“Las semanas, las estaciones y los años se suceden en Nazaret con aparente monotonía. Cada jornada trae su propio afán, muy semejante al del día anterior o al del siguiente: caminatas hasta la fuente del pueblo para llenar el cántaro de agua fresca; moler la harina y preparar el horno para hacer el pan de la semana; disponer la comida de Jesús y de José, arreglar la casa, recoser la ropa, hilar la lana o el lino …

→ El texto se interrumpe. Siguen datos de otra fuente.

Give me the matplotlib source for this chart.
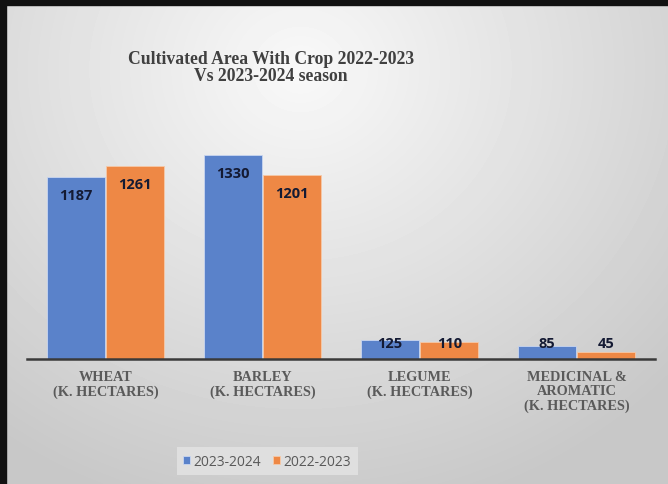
import numpy as np
import matplotlib
matplotlib.use("Agg")
import matplotlib.pyplot as plt
from matplotlib.patches import Rectangle

categories = ["WHEAT\n(K. HECTARES)", "BARLEY\n(K. HECTARES)", "LEGUME\n(K. HECTARES)",
              "MEDICINAL &\nAROMATIC\n(K. HECTARES)"]
season_2324 = [1187, 1330, 125, 85]
season_2223 = [1261, 1201, 110, 45]
series_names = ["2023-2024", "2022-2023"]

blue = "#5A82CA"
orange = "#EE8845"

fig = plt.figure(figsize=(6.68, 4.85), dpi=100)

# gray gradient background, lighter near the top centre
bg = fig.add_axes([0, 0, 1, 1], zorder=-10)
yy, xx = np.mgrid[0:485, 0:668]
r = np.sqrt(((xx - 300) / 420.0) ** 2 + ((yy - 70) / 380.0) ** 2)
shade = 0.975 - 0.16 * np.clip(r, 0, 1.2)
bg.imshow(shade, cmap="gray", vmin=0, vmax=1, aspect="auto", extent=[0, 1, 0, 1])
bg.set_axis_off()

# dark frame on top and left
fig.patches.append(Rectangle((0, 1 - 6 / 485), 1, 6 / 485, transform=fig.transFigure,
                             color="#111111", zorder=5))
fig.patches.append(Rectangle((0, 0), 6 / 668, 1, transform=fig.transFigure,
                             color="#111111", zorder=5))

ax = fig.add_axes([27 / 668, 125 / 485, 628 / 668, 220 / 485])
ax.patch.set_alpha(0)
x = np.arange(len(categories))
w = 0.37
b1 = ax.bar(x - w / 2 - 0.005, season_2324, w, color=blue, edgecolor="#c9d6f0", linewidth=0.6,
            label=series_names[0])
b2 = ax.bar(x + w / 2 + 0.005, season_2223, w, color=orange, edgecolor="#f6c9a8", linewidth=0.6,
            label=series_names[1])

for bars, vals in ((b1, season_2324), (b2, season_2223)):
    for bar, v in zip(bars, vals):
        ax.text(bar.get_x() + bar.get_width() / 2, max(v - 120, 105), str(v),
                ha="center", va="center", fontsize=10.5, fontweight="bold",
                family="Open Sans", color="#141a33")

ax.set_xlim(-0.5, 3.5)
ax.set_ylim(0, 1434)
for s in ["top", "right", "left"]:
    ax.spines[s].set_visible(False)
ax.spines["bottom"].set_color("#3a3a3a")
ax.spines["bottom"].set_linewidth(1.8)
ax.set_yticks([])
ax.set_xticks(x)
ax.set_xticklabels(categories, family="Liberation Serif", fontweight="bold",
                   fontsize=10.3, color="#5a5a5a", linespacing=1.1, va="top")
ax.tick_params(axis="x", length=0, pad=8)

fig.text(0.406, 0.86, "Cultivated Area With Crop 2022-2023\nVs 2023-2024 season",
         ha="center", va="center", family="Liberation Serif", fontweight="bold",
         fontsize=12.7, color="#404040", linespacing=1.0)

leg = fig.legend(handles=[b1, b2], labels=series_names, loc="center",
                 bbox_to_anchor=(0.40, 0.047), ncol=2, frameon=True,
                 fontsize=10, handlelength=0.5, handleheight=0.5, handletextpad=0.25,
                 columnspacing=0.9, borderpad=0.45, fancybox=False)
leg.get_frame().set_facecolor("#e4e4e4")
leg.get_frame().set_edgecolor("none")
for t in leg.get_texts():
    t.set_color("#595959")
    t.set_family("Open Sans")

fig.savefig("out.png", dpi=100)
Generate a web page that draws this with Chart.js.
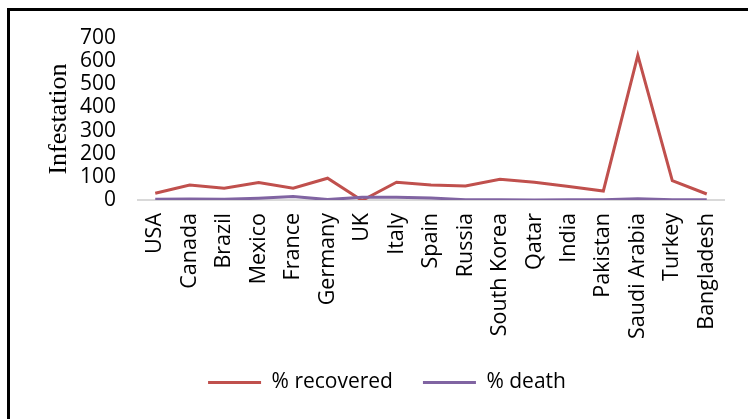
<!DOCTYPE html>
<html>
<head>
<meta charset="utf-8">
<script src="https://cdn.jsdelivr.net/npm/chart.js@4/dist/chart.umd.min.js"></script>
<style>
  html, body { margin: 0; padding: 0; background: #ffffff; }
  #wrap { position: relative; width: 748px; height: 419px; }
</style>
</head>
<body>
<div id="wrap"><canvas id="chart" width="748" height="419"></canvas></div>
<script>
// Countries along the category axis
const countries = ['USA', 'Canada', 'Brazil', 'Mexico', 'France', 'Germany', 'UK', 'Italy', 'Spain',
  'Russia', 'South Korea', 'Qatar', 'India', 'Pakistan', 'Saudi Arabia', 'Turkey', 'Bangladesh'];

// Series values
const recovered = [29, 65, 51, 75, 51, 94, -2, 77, 65, 61, 90, 77, 58, 39, 625, 84, 26];
const death = [3, 4, 3, 8, 15, 2, 12, 12, 9, 1, 1, 0, 1, 1, 5, 1, 1];

// Value axis ticks
const yTicks = [0, 100, 200, 300, 400, 500, 600, 700];

const RED = '#c0504d';
const PURPLE = '#8064a2';

// Thick black frame along the left and top edges
const framePlugin = {
  id: 'frame',
  beforeDraw(chart) {
    const ctx = chart.ctx;
    ctx.save();
    ctx.fillStyle = '#ffffff';
    ctx.fillRect(0, 0, chart.width, chart.height);
    ctx.fillStyle = '#000000';
    ctx.fillRect(7, 8, 3, chart.height - 8);
    ctx.fillRect(7, 8, chart.width - 7, 3);
    ctx.restore();
  }
};

function build() {
  Chart.defaults.font.family = "'Open Sans', sans-serif";
  Chart.defaults.color = '#000000';

  new Chart(document.getElementById('chart'), {
    type: 'line',
    data: {
      labels: countries,
      datasets: [
        {
          label: '% recovered',
          data: recovered,
          borderColor: RED,
          backgroundColor: RED,
          borderWidth: 3,
          pointRadius: 0,
          tension: 0,
          order: 1
        },
        {
          label: '% death',
          data: death,
          borderColor: PURPLE,
          backgroundColor: PURPLE,
          borderWidth: 3,
          pointRadius: 0,
          tension: 0,
          order: 0
        }
      ]
    },
    options: {
      responsive: false,
      animation: false,
      layout: { padding: { left: 50, right: 24, top: 38, bottom: 16 } },
      plugins: {
        tooltip: { enabled: false },
        legend: {
          position: 'bottom',
          labels: {
            boxWidth: 53,
            boxHeight: 3,
            padding: 30,
            font: { size: 21 },
            color: '#000000',
            generateLabels(chart) {
              return chart.data.datasets.map((ds, i) => ({
                text: ds.label,
                fillStyle: ds.borderColor,
                strokeStyle: ds.borderColor,
                lineWidth: 0,
                hidden: false,
                datasetIndex: i,
                fontColor: '#000000'
              }));
            }
          }
        }
      },
      scales: {
        x: {
          offset: true,
          grid: { display: false, drawTicks: false },
          border: { display: true, color: '#d9d9d9', width: 2 },
          ticks: {
            autoSkip: false,
            minRotation: 90,
            maxRotation: 90,
            padding: 13,
            font: { size: 21.5 },
            color: '#000000'
          },
          afterFit(scale) { scale.height = 142; }
        },
        y: {
          min: 0,
          max: 700,
          grid: { display: false, drawTicks: false },
          border: { display: false },
          afterBuildTicks(scale) { scale.ticks = yTicks.map(v => ({ value: v })); },
          ticks: {
            autoSkip: false,
            padding: 22,
            font: { size: 21 },
            color: '#000000'
          },
          title: {
            display: true,
            text: 'Infestation',
            font: { family: "'Liberation Serif', 'Times New Roman', serif", size: 26, weight: 'normal' },
            color: '#000000',
            padding: { top: -6, bottom: 0 }
          },
          afterFit(scale) { scale.width = 88; }
        }
      }
    },
    plugins: [framePlugin]
  });
}

Promise.all([
  document.fonts.load("20px 'Open Sans'"),
  document.fonts.load("26px 'Liberation Serif'")
]).then(build, build);
</script>
</body>
</html>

( … ) Un día murió José, el cabeza de familia. El Señor quiso darle el premio a su vida fiel. Jesús había crecido y podía atender a la Virgen y cuidar de la casa. Debió de llorar María, y debió de llorar Jesús.
¡Tantos años compartiendo penas y alegrías, sobre todo alegrías! Y en la tranquila paz de aquel hogar, la Virgen continuó su tarea de siempre: cocinar y lavar cacharros, coser, moler, amasar la harina, ir por agua a la fuente, velar el reposo de Jesús y cuidarle: cada día con más amor. Luego, cuando Jesucristo, una vez cumplidos los treinta años, se aleja camino del Jordán, la Virgen continúa su vida de siempre, ahora con el corazón atento -como todas las madres- al regreso de su Hijo, después de una intensa actividad apostólica, para brindarle descanso y rodearle de atenciones.
Así vivió María de Nazaret: sin llamar la atención de transeúntes ni de vecinos. Ni siquiera su dulzura y su delicadeza extrañaron; era como el rocío, que da frescura y color a los campos, y no se echa de ver”.